Wednesday, September 26, 2007

Arrange whatever pieces come your way.

I picked Mrs. Dalloway for my October novel because I could not believe how an author could write three hundred pages on the events in a single day: either Clarissa is a very exciting woman with a fruitful life or the author has the ability to shape any story to engage a reader. However, from what I have read, it is a combination of both intriguing characters and insightful writing.

Two weekends ago, I read five pages into Mrs. Dalloway and was utterly confused by Virginia Woolf’s punctuation of oddly placed dashes, recurring semicolons, and a seemingly endless stream of commas. I remember very clearly that we were taught to use exclamation marks rarely, yet Woolf often uses five exclamation points on a page. Why? And, where was the main subject and verb? The punctuation was overwhelming. (It reminded me a lot of when I read Prep by Curtis Sittenfeld and there were dashes everywhere and I couldn’t stand it.) I put down the book and did some other homework.

Last weekend, I managed to barrel through the first few pages and am now on page ninety-seven. My perplexity with Woolf’s distinct style is still as strong as it was two weekends ago. Her selection and arrangement of words is quite bizarre because the ideas seem out of order.
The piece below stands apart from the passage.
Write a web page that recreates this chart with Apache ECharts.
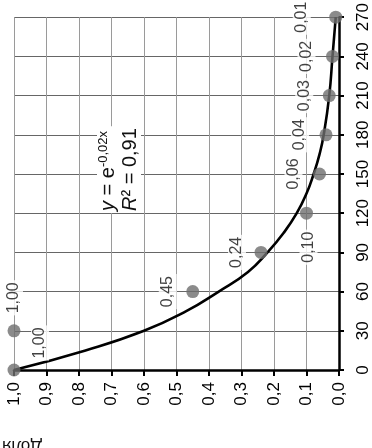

Instead of “how still the fresh, calm air was in the early morning; it was like the flap of a wave or the kiss of a wave,” she writes “how fresh, how calm, stiller than this of course, the air was in the early morning; like the flap of a wave; the kiss of a wave” (1). Woolf’s ordering of words is reflective of a real person’s thoughts. Both Woolf’s writing and a person’s thoughts sometime do not make any sense until the thoughts are complete; then, aha! I always thought of writing as a better form of thinking aloud because a writer must take the time to reformat the thoughts into a cohesive idea. I am used to polished and chronologically sequenced writing. Therefore, Woolf’s use of stream of consciousness is quite a shock because it does require a little more patience. That is not to say that Woolf’s writing is unsophisticated and unorganized. Rather, her writing naturally flows like thoughts and words simultaneously form for individuals. She writes it as it is, not as it should be.

Woolf does a particularly good job in capturing the essence of characters, and she does this with simple, clear-cut language. Most of her sentences are straight-forward. Not a word could be stripped without destroying the meaning of the sentence. Yet, Woolf has a particular quirk in which she compares an event, characteristic, or feeling to many different ideas. There is a long chain of descriptive words following one noun. For example, Clarissa feels “in the midst of traffic…a particular hush, or solemnity; an indescribable pause; a suspense” right before the Big Ben strikes (5). Each new description gives readers a slightly different perspective and the layers create a richer meaning. It is almost as if Woolf understands that people relate differently to the same things. Her solution is to give many different descriptions in the hopes that a reader will relate to at least one description. Later on in the novel, Woolf uses this technique again to create the same effect. She describes Miss Killman as someone who makes “you feel her superiority, your inferiority; how poor she was; how rich you were; how she lived in a slum without a cushion…” (16). This varied repetition of interesting descriptive phrases not only facilitates character development but also keeps the reader on his/her toes.

I have always prided myself on being able to predict the ending of movies and books and every plot twist along the way. On an eighth grade trip, I predicted that the protoganist in Big Fish would turn into a goldfish and nobody believed me; I was right. One notable exception is Harry Potter. I can never guess what is coming up next with J.K. Rowling’s writing. With Mrs. Dalloway, I am completely unsure about what the story is about. I am definitely following what is going on, but I don’t find a connection between the events. I find this extremely odd since I am already one third of the way through the book. Hopefully, there will be some explanation for the relationship between Clarissa and Richard, and Clarissa and Elizabeth. I also look forward to discovering the parallel between Clarissa and Septimus.

I understand that Mrs. Dalloway was a key element to Michael Cunningham’s novel, The Hours, and the movie based off of Cunninghma’s novel. Maybe I’ll rent it…

P.S. Since I mentioned Harry Potter and this blog is about Virginia Woolf, I googled both names and found “Dumbledore's Death in the Style of Virginia Woolf,” which is quite interesting. (813)

1 comment:

LCC said...

Danni, I like the way you describe Woolf's style (and loved the Harry Potter rewritten a la Woolf) and how you write is as you would and then as she did. I think you're right about the goal she pursues--the effect should be not to write the "traditional" sentence, but to approximate with language the workings of the human mind.

Also, I don't think it's really true that she's writing 300 pages on a single day. I think she's trying to show that in the events of a single day a woman's entire life can be understood.

I'm not saying anything about the expectations or assumptions you have about the second half of the novel. I wouldn't want to accidentally spoil anything.